» Given request
Reproduce the full listing below unchanged, apart from the pictures.

» Data shown
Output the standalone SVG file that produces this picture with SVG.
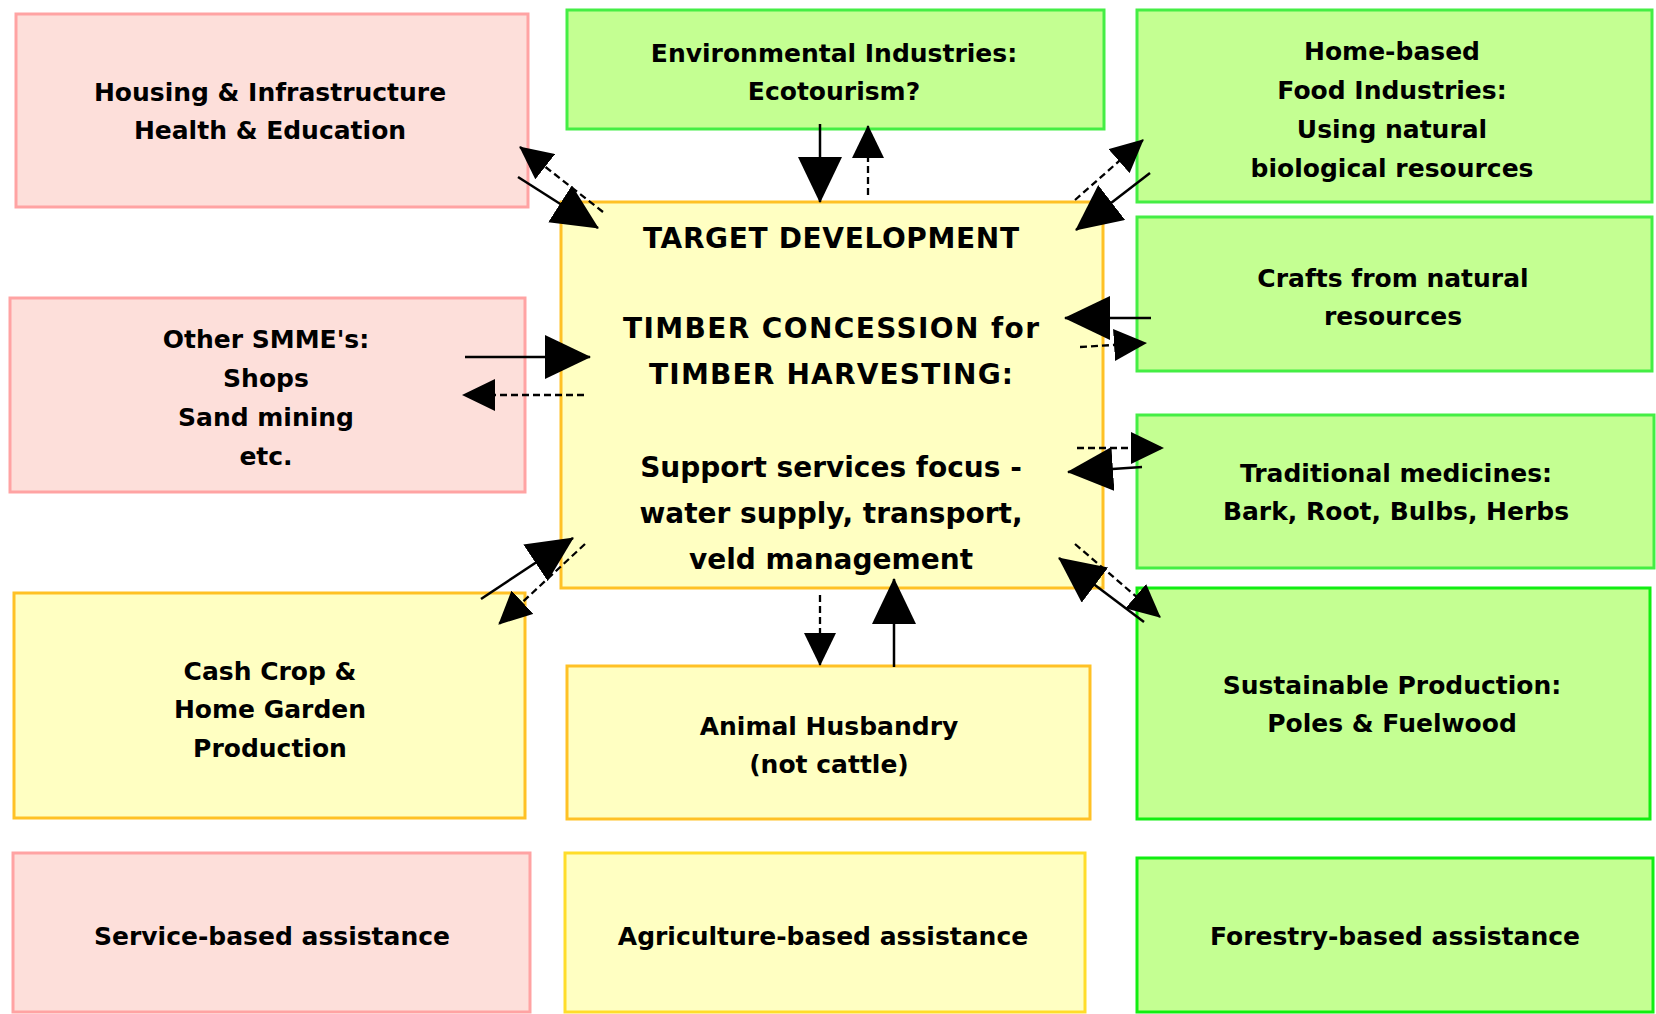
<svg xmlns="http://www.w3.org/2000/svg" width="1656" height="1014" viewBox="0 0 1656 1014">
<style>
  .box { stroke-width: 3; }
  .pink { fill: #FDDFDA; stroke: #FFA3A3; }
  .yellow { fill: #FFFFC2; stroke: #FFC125; }
  .gold { fill: #FFFFC2; stroke: #FFDD2A; }
  .green { fill: #C4FF92; stroke: #44EE44; }
  .green2 { fill: #C4FF92; stroke: #11EE11; }
  text { font-family: "DejaVu Sans", "Liberation Sans", sans-serif; font-weight: bold; font-size: 25px; fill: #000; text-anchor: middle; }
  .big { font-size: 28px; }
  .solid { stroke: #000; stroke-width: 2.5; fill: none; }
  .dash { stroke: #000; stroke-width: 2.3; fill: none; stroke-dasharray: 7 4; }
</style>
<defs>
  <marker id="ahBig" markerUnits="userSpaceOnUse" markerWidth="46" markerHeight="44" viewBox="0 0 46 44" refX="45" refY="22" orient="auto">
    <path d="M0,0 L46,22 L0,44 z" fill="#000"/>
  </marker>
  <marker id="ahSmall" markerUnits="userSpaceOnUse" markerWidth="33" markerHeight="32" viewBox="0 0 33 32" refX="32" refY="16" orient="auto">
    <path d="M0,0 L33,16 L0,32 z" fill="#000"/>
  </marker>
</defs>

<g id="housing">
  <rect class="box pink" x="16" y="14" width="512" height="193"/>
  <text x="270" y="101">Housing &amp; Infrastructure</text>
  <text x="270" y="139">Health &amp; Education</text>
</g>
<g id="environmental">
  <rect class="box green" x="567" y="10" width="537" height="119"/>
  <text x="834" y="62">Environmental Industries:</text>
  <text x="834" y="100">Ecotourism?</text>
</g>
<g id="homebased">
  <rect class="box green" x="1137" y="10" width="515" height="192"/>
  <text x="1392" y="60">Home-based</text>
  <text x="1392" y="99">Food Industries:</text>
  <text x="1392" y="138">Using natural</text>
  <text x="1392" y="177">biological resources</text>
</g>
<g id="crafts">
  <rect class="box green" x="1137" y="217" width="515" height="154"/>
  <text x="1393" y="287">Crafts from natural</text>
  <text x="1393" y="325">resources</text>
</g>
<g id="smme">
  <rect class="box pink" x="10" y="298" width="515" height="194"/>
  <text x="266" y="348">Other SMME's:</text>
  <text x="266" y="387">Shops</text>
  <text x="266" y="426">Sand mining</text>
  <text x="266" y="465">etc.</text>
</g>
<g id="central">
  <rect class="box yellow" x="561" y="202" width="542" height="386"/>
  <text class="big" x="831" y="248" textLength="376" lengthAdjust="spacing">TARGET DEVELOPMENT</text>
  <text class="big" x="831" y="338" textLength="416" lengthAdjust="spacing">TIMBER CONCESSION for</text>
  <text class="big" x="831" y="384" textLength="364" lengthAdjust="spacing">TIMBER HARVESTING:</text>
  <text class="big" x="831" y="477">Support services focus -</text>
  <text class="big" x="831" y="523">water supply, transport,</text>
  <text class="big" x="831" y="569">veld management</text>
</g>
<g id="traditional">
  <rect class="box green" x="1137" y="415" width="517" height="153"/>
  <text x="1396" y="482">Traditional medicines:</text>
  <text x="1396" y="520">Bark, Root, Bulbs, Herbs</text>
</g>
<g id="cashcrop">
  <rect class="box yellow" x="14" y="593" width="511" height="225"/>
  <text x="270" y="680">Cash Crop &amp;</text>
  <text x="270" y="718">Home Garden</text>
  <text x="270" y="757">Production</text>
</g>
<g id="animal">
  <rect class="box yellow" x="567" y="666" width="523" height="153"/>
  <text x="829" y="735">Animal Husbandry</text>
  <text x="829" y="773">(not cattle)</text>
</g>
<g id="sustainable">
  <rect class="box green2" x="1137" y="588" width="513" height="231"/>
  <text x="1392" y="694">Sustainable Production:</text>
  <text x="1392" y="732">Poles &amp; Fuelwood</text>
</g>
<g id="service">
  <rect class="box pink" x="13" y="853" width="517" height="159"/>
  <text x="272" y="945">Service-based assistance</text>
</g>
<g id="agriculture">
  <rect class="box gold" x="565" y="853" width="520" height="159"/>
  <text x="823" y="945">Agriculture-based assistance</text>
</g>
<g id="forestry">
  <rect class="box green2" x="1137" y="858" width="516" height="154"/>
  <text x="1395" y="945">Forestry-based assistance</text>
</g>

<g id="connectors">
  <line class="solid" x1="518" y1="177" x2="598" y2="228" marker-end="url(#ahBig)"/>
  <line class="dash" x1="603" y1="212" x2="520" y2="147" marker-end="url(#ahSmall)"/>
  <line class="solid" x1="820" y1="124" x2="820" y2="202" marker-end="url(#ahBig)"/>
  <line class="dash" x1="868" y1="195" x2="868" y2="126" marker-end="url(#ahSmall)"/>
  <line class="dash" x1="1075" y1="200" x2="1143" y2="140" marker-end="url(#ahSmall)"/>
  <line class="solid" x1="1150" y1="173" x2="1076" y2="230" marker-end="url(#ahBig)"/>
  <line class="solid" x1="1151" y1="318" x2="1065" y2="318" marker-end="url(#ahBig)"/>
  <line class="dash" x1="1080" y1="347" x2="1146" y2="343" marker-end="url(#ahSmall)"/>
  <line class="dash" x1="1077" y1="448" x2="1163" y2="448" marker-end="url(#ahSmall)"/>
  <line class="solid" x1="1142" y1="467" x2="1068" y2="472" marker-end="url(#ahBig)"/>
  <line class="dash" x1="1075" y1="544" x2="1160" y2="617" marker-end="url(#ahSmall)"/>
  <line class="solid" x1="1144" y1="622" x2="1059" y2="558" marker-end="url(#ahBig)"/>
  <line class="dash" x1="820" y1="595" x2="820" y2="665" marker-end="url(#ahSmall)"/>
  <line class="solid" x1="894" y1="667" x2="894" y2="579" marker-end="url(#ahBig)"/>
  <line class="solid" x1="481" y1="599" x2="573" y2="538" marker-end="url(#ahBig)"/>
  <line class="dash" x1="585" y1="544" x2="499" y2="624" marker-end="url(#ahSmall)"/>
  <line class="solid" x1="465" y1="357" x2="590" y2="357" marker-end="url(#ahBig)"/>
  <line class="dash" x1="584" y1="395" x2="463" y2="395" marker-end="url(#ahSmall)"/>
</g>
</svg>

» The result
Output the standalone SVG file that produces this picture with SVG.
<svg xmlns="http://www.w3.org/2000/svg" width="1656" height="1014" viewBox="0 0 1656 1014">
<style>
  .box { stroke-width: 3; }
  .pink { fill: #FDDFDA; stroke: #FFA3A3; }
  .yellow { fill: #FFFFC2; stroke: #FFC125; }
  .gold { fill: #FFFFC2; stroke: #FFDD2A; }
  .green { fill: #C4FF92; stroke: #44EE44; }
  .green2 { fill: #C4FF92; stroke: #11EE11; }
  text { font-family: "DejaVu Sans", "Liberation Sans", sans-serif; font-weight: bold; font-size: 25px; fill: #000; text-anchor: middle; }
  .big { font-size: 28px; }
  .solid { stroke: #000; stroke-width: 2.5; fill: none; }
  .dash { stroke: #000; stroke-width: 2.3; fill: none; stroke-dasharray: 7 4; }
</style>
<defs>
  <marker id="ahBig" markerUnits="userSpaceOnUse" markerWidth="46" markerHeight="44" viewBox="0 0 46 44" refX="45" refY="22" orient="auto">
    <path d="M0,0 L46,22 L0,44 z" fill="#000"/>
  </marker>
  <marker id="ahSmall" markerUnits="userSpaceOnUse" markerWidth="33" markerHeight="32" viewBox="0 0 33 32" refX="32" refY="16" orient="auto">
    <path d="M0,0 L33,16 L0,32 z" fill="#000"/>
  </marker>
</defs>

<g id="housing">
  <rect class="box pink" x="16" y="14" width="512" height="193"/>
  <text x="270" y="101">Housing &amp; Infrastructure</text>
  <text x="270" y="139">Health &amp; Education</text>
</g>
<g id="environmental">
  <rect class="box green" x="567" y="10" width="537" height="119"/>
  <text x="834" y="62">Environmental Industries:</text>
  <text x="834" y="100">Ecotourism?</text>
</g>
<g id="homebased">
  <rect class="box green" x="1137" y="10" width="515" height="192"/>
  <text x="1392" y="60">Home-based</text>
  <text x="1392" y="99">Food Industries:</text>
  <text x="1392" y="138">Using natural</text>
  <text x="1392" y="177">biological resources</text>
</g>
<g id="crafts">
  <rect class="box green" x="1137" y="217" width="515" height="154"/>
  <text x="1393" y="287">Crafts from natural</text>
  <text x="1393" y="325">resources</text>
</g>
<g id="smme">
  <rect class="box pink" x="10" y="298" width="515" height="194"/>
  <text x="266" y="348">Other SMME's:</text>
  <text x="266" y="387">Shops</text>
  <text x="266" y="426">Sand mining</text>
  <text x="266" y="465">etc.</text>
</g>
<g id="central">
  <rect class="box yellow" x="561" y="202" width="542" height="386"/>
  <text class="big" x="831" y="248" textLength="376" lengthAdjust="spacing">TARGET DEVELOPMENT</text>
  <text class="big" x="831" y="338" textLength="416" lengthAdjust="spacing">TIMBER CONCESSION for</text>
  <text class="big" x="831" y="384" textLength="364" lengthAdjust="spacing">TIMBER HARVESTING:</text>
  <text class="big" x="831" y="477">Support services focus -</text>
  <text class="big" x="831" y="523">water supply, transport,</text>
  <text class="big" x="831" y="569">veld management</text>
</g>
<g id="traditional">
  <rect class="box green" x="1137" y="415" width="517" height="153"/>
  <text x="1396" y="482">Traditional medicines:</text>
  <text x="1396" y="520">Bark, Root, Bulbs, Herbs</text>
</g>
<g id="cashcrop">
  <rect class="box yellow" x="14" y="593" width="511" height="225"/>
  <text x="270" y="680">Cash Crop &amp;</text>
  <text x="270" y="718">Home Garden</text>
  <text x="270" y="757">Production</text>
</g>
<g id="animal">
  <rect class="box yellow" x="567" y="666" width="523" height="153"/>
  <text x="829" y="735">Animal Husbandry</text>
  <text x="829" y="773">(not cattle)</text>
</g>
<g id="sustainable">
  <rect class="box green2" x="1137" y="588" width="513" height="231"/>
  <text x="1392" y="694">Sustainable Production:</text>
  <text x="1392" y="732">Poles &amp; Fuelwood</text>
</g>
<g id="service">
  <rect class="box pink" x="13" y="853" width="517" height="159"/>
  <text x="272" y="945">Service-based assistance</text>
</g>
<g id="agriculture">
  <rect class="box gold" x="565" y="853" width="520" height="159"/>
  <text x="823" y="945">Agriculture-based assistance</text>
</g>
<g id="forestry">
  <rect class="box green2" x="1137" y="858" width="516" height="154"/>
  <text x="1395" y="945">Forestry-based assistance</text>
</g>

<g id="connectors">
  <line class="solid" x1="518" y1="177" x2="598" y2="228" marker-end="url(#ahBig)"/>
  <line class="dash" x1="603" y1="212" x2="520" y2="147" marker-end="url(#ahSmall)"/>
  <line class="solid" x1="820" y1="124" x2="820" y2="202" marker-end="url(#ahBig)"/>
  <line class="dash" x1="868" y1="195" x2="868" y2="126" marker-end="url(#ahSmall)"/>
  <line class="dash" x1="1075" y1="200" x2="1143" y2="140" marker-end="url(#ahSmall)"/>
  <line class="solid" x1="1150" y1="173" x2="1076" y2="230" marker-end="url(#ahBig)"/>
  <line class="solid" x1="1151" y1="318" x2="1065" y2="318" marker-end="url(#ahBig)"/>
  <line class="dash" x1="1080" y1="347" x2="1146" y2="343" marker-end="url(#ahSmall)"/>
  <line class="dash" x1="1077" y1="448" x2="1163" y2="448" marker-end="url(#ahSmall)"/>
  <line class="solid" x1="1142" y1="467" x2="1068" y2="472" marker-end="url(#ahBig)"/>
  <line class="dash" x1="1075" y1="544" x2="1160" y2="617" marker-end="url(#ahSmall)"/>
  <line class="solid" x1="1144" y1="622" x2="1059" y2="558" marker-end="url(#ahBig)"/>
  <line class="dash" x1="820" y1="595" x2="820" y2="665" marker-end="url(#ahSmall)"/>
  <line class="solid" x1="894" y1="667" x2="894" y2="579" marker-end="url(#ahBig)"/>
  <line class="solid" x1="481" y1="599" x2="573" y2="538" marker-end="url(#ahBig)"/>
  <line class="dash" x1="585" y1="544" x2="499" y2="624" marker-end="url(#ahSmall)"/>
  <line class="solid" x1="465" y1="357" x2="590" y2="357" marker-end="url(#ahBig)"/>
  <line class="dash" x1="584" y1="395" x2="463" y2="395" marker-end="url(#ahSmall)"/>
</g>
</svg>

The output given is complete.